We talk about love, but don’t show up in conflict.
It’s easier to signal virtue than to serve in silence.
We’re Afraid to Change What Feels Familiar
Many people stay in cycles of chaos, anger, and noise—not because they love it, but because it’s what they know.
Peace feels foreign. Joy feels fake. Greatness feels unreachable.So we settle into a pattern of dysfunction while dreaming about a life we refuse to build.
And Then There's Detachment…
There’s also a group of people who appear peaceful—but only because they’ve detached.
They’ve opted out of conflict, commentary, and even community, claiming that silence brings peace.
But does detachment actually produce real peace?
Or is it simply descent into apathy masked as tranquility?

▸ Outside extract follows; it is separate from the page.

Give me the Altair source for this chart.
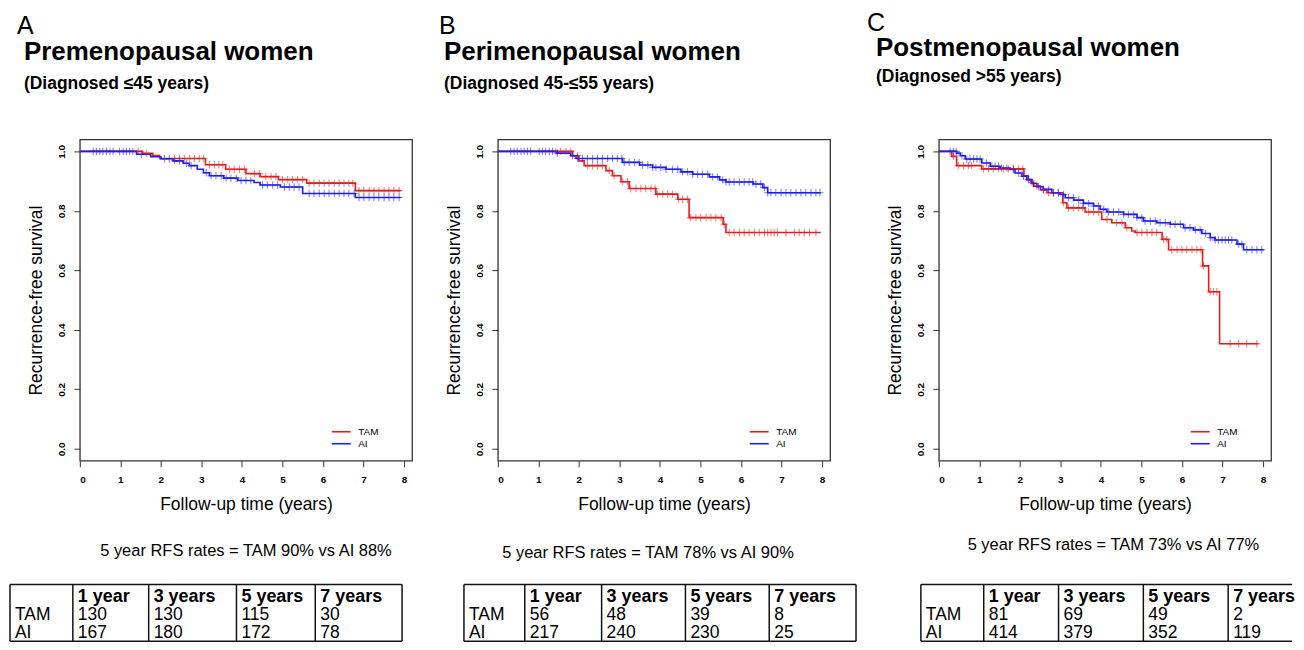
import altair as alt
import pandas as pd

FONT = "Liberation Sans"
ARMS = ["TAM", "AI"]
COLORS = ["#e41e1e", "#1e1ef2"]
CROSS = "M-1,0L1,0M0,-1L0,1"
LEGEND_LINE = "M-2,0L2,0"

# ---------------- Panel A: premenopausal ----------------
A_TAM_t = [0, 1.55, 1.8, 1.97, 3.1, 3.6, 4.1, 4.45, 4.9, 5.6, 6.8, 7.92]
A_TAM_s = [1.0, 0.993, 0.986, 0.976, 0.955, 0.94, 0.925, 0.915, 0.905, 0.893, 0.868, 0.868]
A_TAM_cens = [1.44, 1.64, 2.34, 2.46, 2.58, 2.71, 2.83, 2.95, 3.05, 3.2, 3.32, 3.43, 3.53, 3.69,
              3.81, 3.94, 4.06, 4.31, 4.43, 4.59, 4.72, 4.84, 5.0, 5.13, 5.25, 5.37, 5.5, 5.66,
              5.78, 5.91, 6.03, 6.15, 6.28, 6.4, 6.52, 6.64, 6.74, 6.89, 7.01, 7.14, 7.26, 7.38,
              7.51, 7.63, 7.75, 7.88]
A_AI_t = [0, 1.4, 1.75, 2.0, 2.3, 2.55, 2.7, 2.9, 3.05, 3.2, 3.55, 3.9, 4.3, 4.45, 4.95, 5.5, 6.8, 7.92]
A_AI_s = [1.0, 0.99, 0.982, 0.975, 0.968, 0.96, 0.952, 0.94, 0.928, 0.918, 0.91, 0.902, 0.895,
          0.887, 0.88, 0.858, 0.845, 0.845]
A_AI_cens = [0.33, 0.41, 0.49, 0.57, 0.66, 0.74, 0.82, 0.98, 1.07, 1.15, 1.23, 1.31, 1.52, 2.09,
             2.21, 2.34, 2.46, 2.63, 2.75, 3.12, 3.24, 3.36, 3.49, 3.61, 3.73, 3.86, 3.98, 4.1,
             4.22, 4.51, 4.63, 4.76, 4.88, 5.05, 5.17, 5.29, 5.41, 5.66, 5.78, 5.91, 6.03, 6.15,
             6.28, 6.4, 6.52, 6.64, 6.77, 6.89, 7.01, 7.14, 7.26, 7.38, 7.51, 7.63, 7.75, 7.88]

# ---------------- Panel B: perimenopausal ----------------
B_TAM_t = [0, 1.85, 2.0, 2.13, 2.67, 2.83, 3.04, 3.24, 3.9, 4.44, 4.72, 5.56, 5.63, 7.97]
B_TAM_s = [1.0, 0.985, 0.968, 0.952, 0.935, 0.918, 0.898, 0.875, 0.856, 0.839, 0.777, 0.755,
           0.727, 0.727]
B_TAM_cens = [1.43, 1.55, 1.68, 1.8, 1.97, 2.21, 2.34, 2.46, 2.58, 2.75, 2.87, 3.08, 3.2, 3.28,
              3.41, 3.53, 3.65, 3.78, 3.88, 3.94, 4.07, 4.19, 4.31, 4.46, 4.56, 4.68, 4.76, 4.89,
              5.01, 5.14, 5.26, 5.38, 5.51, 5.59, 5.71, 5.83, 5.96, 6.08, 6.2, 6.33, 6.45, 6.58,
              6.66, 6.74, 6.82, 6.9, 7.11, 7.32, 7.44, 7.56, 7.69, 7.85]
B_AI_t = [0, 1.45, 1.8, 1.93, 3.08, 3.5, 3.82, 4.15, 4.52, 4.81, 5.22, 5.47, 5.63, 6.3, 6.54, 6.66, 7.97]
B_AI_s = [1.0, 0.994, 0.985, 0.976, 0.963, 0.954, 0.946, 0.94, 0.931, 0.923, 0.914, 0.904, 0.897,
          0.89, 0.878, 0.861, 0.861]
B_AI_cens = [0.32, 0.4, 0.48, 0.57, 0.65, 0.73, 0.81, 1.02, 1.1, 1.18, 1.27, 1.35, 1.47, 1.84,
             1.97, 2.09, 2.21, 2.34, 2.46, 2.58, 2.71, 2.83, 2.95, 3.06, 3.12, 3.24, 3.37, 3.49,
             3.57, 3.7, 3.82, 3.9, 4.02, 4.15, 4.31, 4.44, 4.56, 4.68, 4.81, 4.93, 5.05, 5.18,
             5.3, 5.42, 5.55, 5.63, 5.71, 5.83, 5.96, 6.08, 6.2, 6.29, 6.37, 6.49, 6.58, 6.66,
             6.74, 6.86, 6.99, 7.11, 7.23, 7.36, 7.48, 7.6, 7.73, 7.85, 7.95]

# ---------------- Panel C: postmenopausal ----------------
C_TAM_t = [0, 0.32, 0.44, 1.06, 2.1, 2.21, 2.27, 2.34, 2.51, 2.67, 3.06, 3.16, 3.61, 4.02, 4.27,
           4.6, 4.76, 4.85, 5.51, 5.67, 6.51, 6.66, 6.93, 7.89]
C_TAM_s = [1.0, 0.983, 0.952, 0.941, 0.918, 0.905, 0.895, 0.883, 0.87, 0.861, 0.827, 0.81, 0.796,
           0.771, 0.76, 0.743, 0.732, 0.727, 0.704, 0.669, 0.615, 0.528, 0.353, 0.353]
C_TAM_cens = [0.36, 0.48, 0.61, 0.73, 0.81, 1.1, 1.23, 1.35, 1.47, 1.6, 1.72, 1.84, 1.97, 2.07,
              2.3, 2.42, 2.58, 2.71, 2.83, 2.95, 3.08, 3.2, 3.32, 3.45, 3.55, 3.7, 3.82, 3.94,
              4.15, 4.39, 4.52, 4.64, 4.89, 5.01, 5.14, 5.26, 5.38, 5.55, 5.63, 5.75, 5.88, 6.0,
              6.12, 6.25, 6.37, 6.47, 6.53, 6.7, 6.78, 6.86, 7.19, 7.4, 7.6, 7.85]
C_AI_t = [0, 0.44, 0.53, 0.65, 1.06, 1.27, 1.51, 1.76, 1.88, 2.05, 2.17, 2.3, 2.42, 2.58, 2.79,
          2.99, 3.12, 3.33, 3.57, 3.82, 3.98, 4.15, 4.56, 4.89, 5.05, 5.38, 5.71, 6.04, 6.29,
          6.49, 6.7, 6.82, 7.36, 7.52, 8.02]
C_AI_s = [1.0, 0.994, 0.985, 0.974, 0.961, 0.95, 0.944, 0.939, 0.927, 0.916, 0.905, 0.892, 0.881,
          0.872, 0.861, 0.855, 0.844, 0.836, 0.825, 0.816, 0.805, 0.796, 0.788, 0.777, 0.766,
          0.76, 0.755, 0.743, 0.736, 0.724, 0.71, 0.702, 0.688, 0.669, 0.669]
C_AI_cens = [0.28, 0.36, 0.43, 0.57, 0.69, 0.77, 0.86, 0.94, 1.02, 1.18, 1.31, 1.39, 1.47, 1.55,
             1.68, 1.84, 1.97, 2.09, 2.21, 2.34, 2.46, 2.58, 2.71, 2.83, 2.95, 3.08, 3.2, 3.32,
             3.45, 3.57, 3.7, 3.82, 3.94, 4.07, 4.19, 4.31, 4.44, 4.56, 4.68, 4.81, 4.89, 5.01,
             5.09, 5.22, 5.34, 5.46, 5.59, 5.71, 5.83, 5.96, 6.08, 6.2, 6.33, 6.45, 6.58, 6.7,
             6.82, 6.9, 6.99, 7.07, 7.15, 7.23, 7.4, 7.48, 7.6, 7.73, 7.85, 7.97]

# ---------------- texts and tables ----------------
LETTERS = ["A", "B", "C"]
TITLES = ["Premenopausal women", "Perimenopausal women", "Postmenopausal women"]
SUBTITLES = ["(Diagnosed \u226445 years)", "(Diagnosed 45-\u226455 years)", "(Diagnosed >55 years)"]
RFS = ["5 year RFS rates = TAM 90% vs AI 88%",
       "5 year RFS rates = TAM 78% vs AI 90%",
       "5 year RFS rates = TAM 73% vs AI 77%"]
TABLE_HEAD = ["1 year", "3 years", "5 years", "7 years"]
ROW_LABELS = ["TAM", "AI"]
A_TAM_n = [130, 130, 115, 30]
A_AI_n = [167, 180, 172, 78]
B_TAM_n = [56, 48, 39, 8]
B_AI_n = [217, 240, 230, 25]
C_TAM_n = [81, 69, 49, 2]
C_AI_n = [414, 379, 352, 119]

X_TICKS = [0, 1, 2, 3, 4, 5, 6, 7, 8]
Y_TICKS = [0.0, 0.2, 0.4, 0.6, 0.8, 1.0]


def surv_at(ts, ss, t):
    val = ss[0]
    for ti, si in zip(ts, ss):
        if ti <= t:
            val = si
    return val


def km_frames(tam_t, tam_s, tam_c, ai_t, ai_s, ai_c):
    lines, cens = [], []
    for arm, ts, ss, cs in (("TAM", tam_t, tam_s, tam_c), ("AI", ai_t, ai_s, ai_c)):
        for t, s in zip(ts, ss):
            lines.append({"t": t, "s": s, "arm": arm})
        for c in cs:
            cens.append({"t": c, "s": surv_at(ts, ss, c), "arm": arm})
    return pd.DataFrame(lines), pd.DataFrame(cens)


def km_chart(i, frames, title_dx, title_offset, sub_pad):
    line_df, cens_df = frames
    xenc = alt.X("t:Q", scale=alt.Scale(domain=[0, 8.2], nice=False, zero=False),
                 axis=alt.Axis(values=X_TICKS, format="d", labelFontWeight="bold", labelFontSize=10,
                               labelPadding=8, tickSize=6, tickColor="#333", domain=False,
                               grid=False, labelColor="black", title="Follow-up time (years)",
                               titleFontSize=17.5, titleFontWeight="normal", titlePadding=11,
                               titleColor="black"))
    yenc = alt.Y("s:Q", scale=alt.Scale(domain=[-0.04, 1.04], nice=False, zero=False),
                 axis=alt.Axis(values=Y_TICKS, format=".1f", labelAngle=270, labelAlign="center",
                               labelBaseline="bottom", labelFontWeight="bold", labelFontSize=10,
                               labelPadding=7, tickSize=6, tickColor="#333", domain=False,
                               grid=False, labelColor="black", title="Recurrence-free survival",
                               titleFontSize=17.5, titleFontWeight="normal", titlePadding=11,
                               titleColor="black"))
    legend = alt.Legend(orient="none", legendX=256, legendY=287, title=None,
                        symbolType=LEGEND_LINE, symbolSize=90, symbolStrokeWidth=1.6,
                        symbolOpacity=1, labelFontSize=10, labelOffset=11, padding=0,
                        rowPadding=1, labelColor="black")
    cenc = alt.Color("arm:N", scale=alt.Scale(domain=ARMS, range=COLORS), legend=legend)
    lines = alt.Chart(line_df).mark_line(interpolate="step-after", strokeWidth=1.6).encode(
        x=xenc, y=yenc, color=cenc)
    crosses = alt.Chart(cens_df).mark_point(shape=CROSS, filled=False, size=55, strokeWidth=1.1,
                                            opacity=0.55).encode(x=xenc, y=yenc, color=cenc)
    return alt.layer(lines, crosses).properties(
        width=333, height=322,
        view=alt.ViewBackground(stroke="#333", strokeWidth=1.3),
        title=alt.TitleParams(text=TITLES[i], subtitle=SUBTITLES[i], anchor="start",
                              frame="group", dx=title_dx, offset=title_offset, fontSize=26,
                              fontWeight="bold", color="black",
                              subtitleFontSize=17.5, subtitleFontWeight="bold",
                              subtitleColor="black", subtitlePadding=sub_pad))


def table_chart(i, tam_n, ai_n, width, edges, title_dx, title_offset):
    head = [{"x": edges[k + 1], "r": 0.5, "txt": TABLE_HEAD[k]} for k in range(4)]
    tam_row = [{"x": edges[0], "r": 1.5, "txt": ROW_LABELS[0]}] + [
        {"x": edges[k + 1], "r": 1.5, "txt": str(tam_n[k])} for k in range(4)]
    ai_row = [{"x": edges[0], "r": 2.5, "txt": ROW_LABELS[1]}] + [
        {"x": edges[k + 1], "r": 2.5, "txt": str(ai_n[k])} for k in range(4)]
    xs = alt.Scale(domain=[0, width], nice=False, zero=False)
    ys = alt.Scale(domain=[0, 3], nice=False, zero=False, reverse=True)
    xe = alt.X("x:Q", scale=xs, axis=None)
    ye = alt.Y("r:Q", scale=ys, axis=None)
    vlines = alt.Chart(pd.DataFrame({"x": edges})).mark_rule(color="#111", strokeWidth=1.5).encode(
        x=xe)
    hlines = alt.Chart(pd.DataFrame({"r": [0, 3]})).mark_rule(color="#111", strokeWidth=1.5).encode(
        y=ye)
    htext = alt.Chart(pd.DataFrame(head)).mark_text(align="left", baseline="middle", dx=5, dy=3.5,
                                                    fontSize=18, fontWeight="bold",
                                                    color="black").encode(x=xe, y=ye, text="txt:N")
    ttext = alt.Chart(pd.DataFrame(tam_row)).mark_text(align="left", baseline="middle", dx=5,
                                                       dy=2.5, fontSize=17.5,
                                                       color="black").encode(x=xe, y=ye,
                                                                             text="txt:N")
    atext = alt.Chart(pd.DataFrame(ai_row)).mark_text(align="left", baseline="middle", dx=5,
                                                      dy=1.5, fontSize=17.5,
                                                      color="black").encode(x=xe, y=ye,
                                                                            text="txt:N")
    return alt.layer(vlines, hlines, htext, ttext, atext).properties(
        width=width, height=57,
        title=alt.TitleParams(text=RFS[i], anchor="middle", frame="group", dx=title_dx,
                              offset=title_offset, fontSize=16.5, fontWeight="normal",
                              color="black"))


def spacer(w, h=1):
    return alt.Chart(pd.DataFrame({"v": [0]})).mark_point(opacity=0, size=1).properties(
        width=w, height=h)


def letter(i, offset):
    return spacer(1).properties(title=alt.TitleParams(
        text=LETTERS[i], orient="bottom", anchor="start", frame="group", offset=offset,
        fontSize=25, fontWeight="normal", color="black"))


kmA = km_chart(0, km_frames(A_TAM_t, A_TAM_s, A_TAM_cens, A_AI_t, A_AI_s, A_AI_cens), -56, 47, 10)
kmB = km_chart(1, km_frames(B_TAM_t, B_TAM_s, B_TAM_cens, B_AI_t, B_AI_s, B_AI_cens), -54, 47, 10)
kmC = km_chart(2, km_frames(C_TAM_t, C_TAM_s, C_TAM_cens, C_AI_t, C_AI_s, C_AI_cens), -63, 54, 7)

tabA = table_chart(0, A_TAM_n, A_AI_n, 393, [0, 63, 139, 227, 306, 393], 40, 24)
tabB = table_chart(1, B_TAM_n, B_AI_n, 393, [0, 61, 138, 222, 306, 393], -12, 22)
tabC = table_chart(2, C_TAM_n, C_AI_n, 372, [0, 63, 138, 223, 308], 7, 30)

row0 = alt.hconcat(spacer(7), letter(0, 0), spacer(422), letter(1, 0), spacer(428), letter(2, -3),
                   spacing=0, bounds="flush")
row1 = alt.hconcat(spacer(70), kmA, spacer(86), kmB, spacer(109), kmC,
                   spacing=0, bounds="flush").resolve_scale(color="independent").resolve_legend(
    color="independent")
row2 = alt.hconcat(tabA, spacer(62), tabB, spacer(65), tabC, spacing=0, bounds="flush")

top = alt.vconcat(row0, row1, spacing=-5).resolve_scale(color="independent").resolve_legend(
    color="independent")

chart = alt.vconcat(top, row2, spacing=22).properties(
    padding={"top": 2, "left": 0, "right": 0, "bottom": 0},
).resolve_scale(color="independent").resolve_legend(color="independent").configure(
    font=FONT).configure_view(stroke="transparent")

chart.save("out.html", embed_options={"renderer": "svg", "actions": False})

Maybe for some, this silence is a form of strength. But for many others, it’s a coping mechanism—not a conviction. The absence of noise isn’t always the presence of clarity. And disconnection shouldn’t be confused with emotional mastery.
Final Charge
So what if…
You did one thing today to build the world you say you want?
You examined your language and your life to see if they actually match?
You became a contradiction to the chaos, not a consumer of it?
Because in the end:
The world doesn’t change because we want peace. It changes when we practice it—one honest, inconvenient, consistent action at a time.
Final Reflection
Controversy dominates because it sells.
Consensus fades because it whispers.
But in a world starved for real connection, it’s time we learned how to hear the whisper—and teach others to listen too.
Because beneath every controversy lies a common thread, and beneath every agreement lies an untold truth:
We’re not as divided as we think—we’re just louder when we are.